# start of Dataset section
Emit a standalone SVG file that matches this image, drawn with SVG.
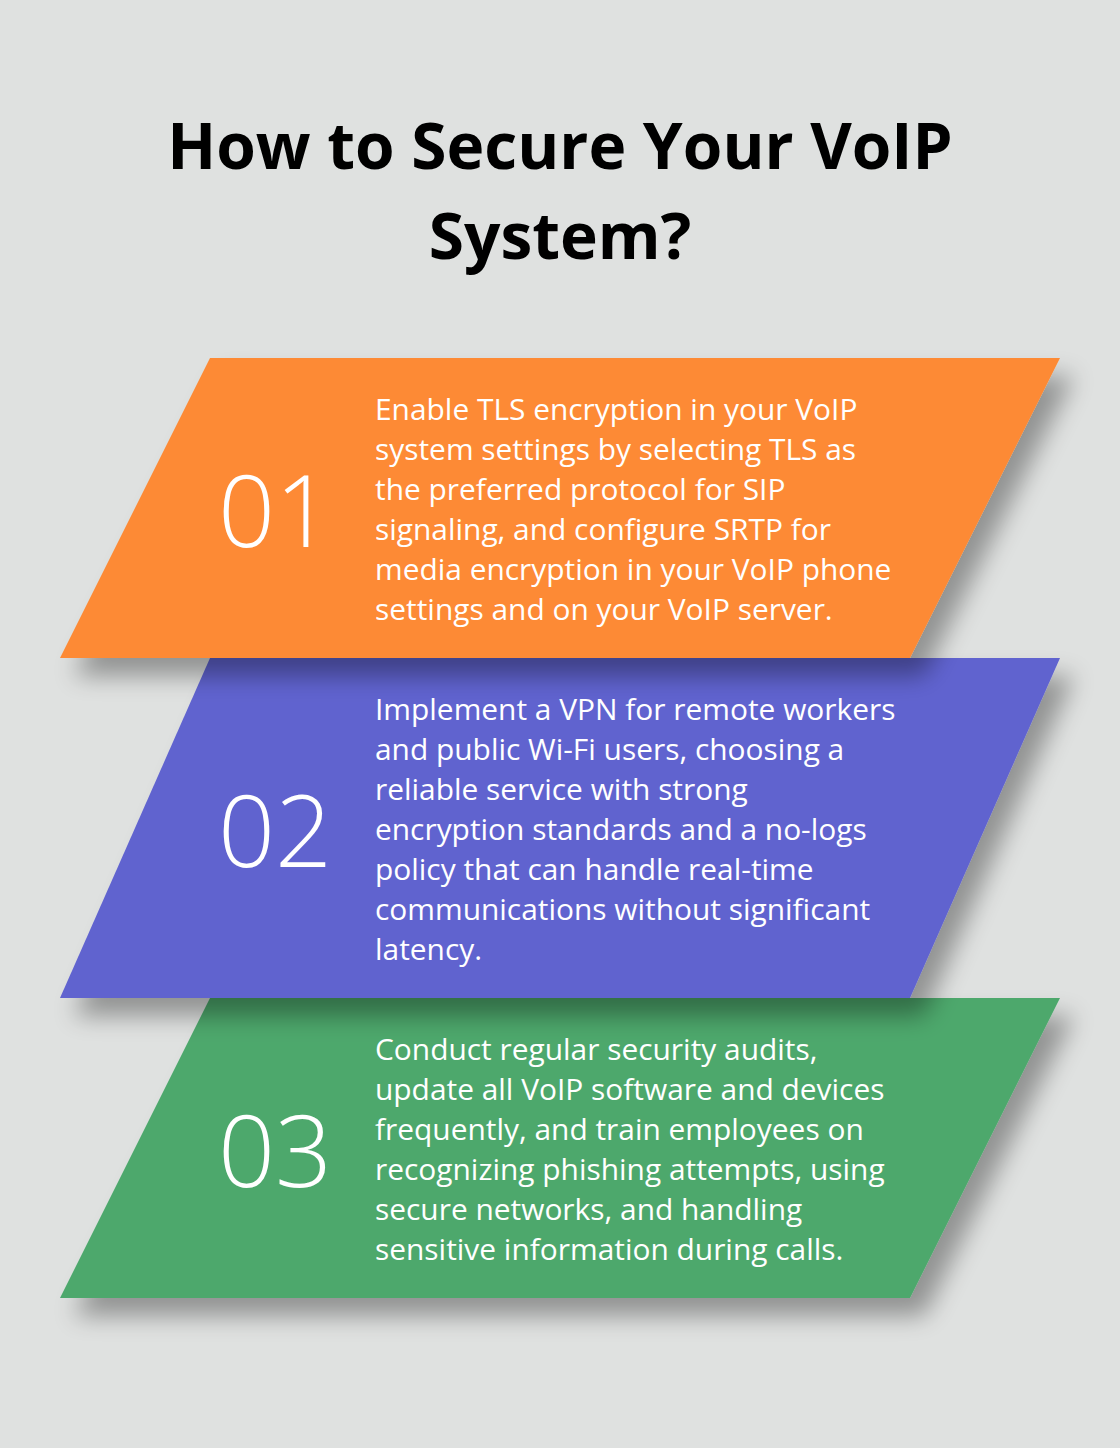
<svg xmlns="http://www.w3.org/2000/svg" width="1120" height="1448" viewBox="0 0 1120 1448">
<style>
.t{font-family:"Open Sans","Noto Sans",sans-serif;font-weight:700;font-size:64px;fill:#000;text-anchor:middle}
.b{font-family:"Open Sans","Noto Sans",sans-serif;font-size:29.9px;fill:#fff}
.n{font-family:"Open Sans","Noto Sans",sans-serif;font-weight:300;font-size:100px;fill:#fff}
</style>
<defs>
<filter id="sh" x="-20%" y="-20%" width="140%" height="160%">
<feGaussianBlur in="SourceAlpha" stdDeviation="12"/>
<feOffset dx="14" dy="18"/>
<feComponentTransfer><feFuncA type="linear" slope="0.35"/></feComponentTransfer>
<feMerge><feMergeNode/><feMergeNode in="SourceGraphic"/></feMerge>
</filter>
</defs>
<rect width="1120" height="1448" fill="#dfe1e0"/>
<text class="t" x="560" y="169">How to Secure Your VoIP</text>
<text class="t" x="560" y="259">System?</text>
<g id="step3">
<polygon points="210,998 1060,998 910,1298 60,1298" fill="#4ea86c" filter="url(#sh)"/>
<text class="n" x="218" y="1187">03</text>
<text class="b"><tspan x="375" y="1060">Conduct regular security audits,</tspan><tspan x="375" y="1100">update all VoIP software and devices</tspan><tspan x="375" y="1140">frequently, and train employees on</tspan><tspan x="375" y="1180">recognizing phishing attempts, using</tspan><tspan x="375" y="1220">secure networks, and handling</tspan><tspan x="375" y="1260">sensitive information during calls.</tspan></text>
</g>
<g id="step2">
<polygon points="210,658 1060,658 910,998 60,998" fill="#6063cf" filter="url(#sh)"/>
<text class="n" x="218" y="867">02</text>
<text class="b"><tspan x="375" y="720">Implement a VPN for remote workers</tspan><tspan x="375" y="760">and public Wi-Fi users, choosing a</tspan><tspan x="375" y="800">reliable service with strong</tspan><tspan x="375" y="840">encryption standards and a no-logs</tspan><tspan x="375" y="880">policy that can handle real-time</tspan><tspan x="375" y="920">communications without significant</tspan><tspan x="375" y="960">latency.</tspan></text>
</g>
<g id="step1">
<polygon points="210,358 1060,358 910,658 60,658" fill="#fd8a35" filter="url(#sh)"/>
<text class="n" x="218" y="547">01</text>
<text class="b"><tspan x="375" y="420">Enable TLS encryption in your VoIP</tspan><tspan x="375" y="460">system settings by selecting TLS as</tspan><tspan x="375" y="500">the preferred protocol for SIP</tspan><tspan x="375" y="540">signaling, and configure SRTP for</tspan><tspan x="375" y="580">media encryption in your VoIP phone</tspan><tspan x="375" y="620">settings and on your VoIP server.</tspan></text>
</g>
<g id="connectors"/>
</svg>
# end of Dataset section
The exercise
Your task is to repeat the material above exactly, without its pictures.

Answer in full
Emit a standalone SVG file that matches this image, drawn with SVG.
<svg xmlns="http://www.w3.org/2000/svg" width="1120" height="1448" viewBox="0 0 1120 1448">
<style>
.t{font-family:"Open Sans","Noto Sans",sans-serif;font-weight:700;font-size:64px;fill:#000;text-anchor:middle}
.b{font-family:"Open Sans","Noto Sans",sans-serif;font-size:29.9px;fill:#fff}
.n{font-family:"Open Sans","Noto Sans",sans-serif;font-weight:300;font-size:100px;fill:#fff}
</style>
<defs>
<filter id="sh" x="-20%" y="-20%" width="140%" height="160%">
<feGaussianBlur in="SourceAlpha" stdDeviation="12"/>
<feOffset dx="14" dy="18"/>
<feComponentTransfer><feFuncA type="linear" slope="0.35"/></feComponentTransfer>
<feMerge><feMergeNode/><feMergeNode in="SourceGraphic"/></feMerge>
</filter>
</defs>
<rect width="1120" height="1448" fill="#dfe1e0"/>
<text class="t" x="560" y="169">How to Secure Your VoIP</text>
<text class="t" x="560" y="259">System?</text>
<g id="step3">
<polygon points="210,998 1060,998 910,1298 60,1298" fill="#4ea86c" filter="url(#sh)"/>
<text class="n" x="218" y="1187">03</text>
<text class="b"><tspan x="375" y="1060">Conduct regular security audits,</tspan><tspan x="375" y="1100">update all VoIP software and devices</tspan><tspan x="375" y="1140">frequently, and train employees on</tspan><tspan x="375" y="1180">recognizing phishing attempts, using</tspan><tspan x="375" y="1220">secure networks, and handling</tspan><tspan x="375" y="1260">sensitive information during calls.</tspan></text>
</g>
<g id="step2">
<polygon points="210,658 1060,658 910,998 60,998" fill="#6063cf" filter="url(#sh)"/>
<text class="n" x="218" y="867">02</text>
<text class="b"><tspan x="375" y="720">Implement a VPN for remote workers</tspan><tspan x="375" y="760">and public Wi-Fi users, choosing a</tspan><tspan x="375" y="800">reliable service with strong</tspan><tspan x="375" y="840">encryption standards and a no-logs</tspan><tspan x="375" y="880">policy that can handle real-time</tspan><tspan x="375" y="920">communications without significant</tspan><tspan x="375" y="960">latency.</tspan></text>
</g>
<g id="step1">
<polygon points="210,358 1060,358 910,658 60,658" fill="#fd8a35" filter="url(#sh)"/>
<text class="n" x="218" y="547">01</text>
<text class="b"><tspan x="375" y="420">Enable TLS encryption in your VoIP</tspan><tspan x="375" y="460">system settings by selecting TLS as</tspan><tspan x="375" y="500">the preferred protocol for SIP</tspan><tspan x="375" y="540">signaling, and configure SRTP for</tspan><tspan x="375" y="580">media encryption in your VoIP phone</tspan><tspan x="375" y="620">settings and on your VoIP server.</tspan></text>
</g>
<g id="connectors"/>
</svg>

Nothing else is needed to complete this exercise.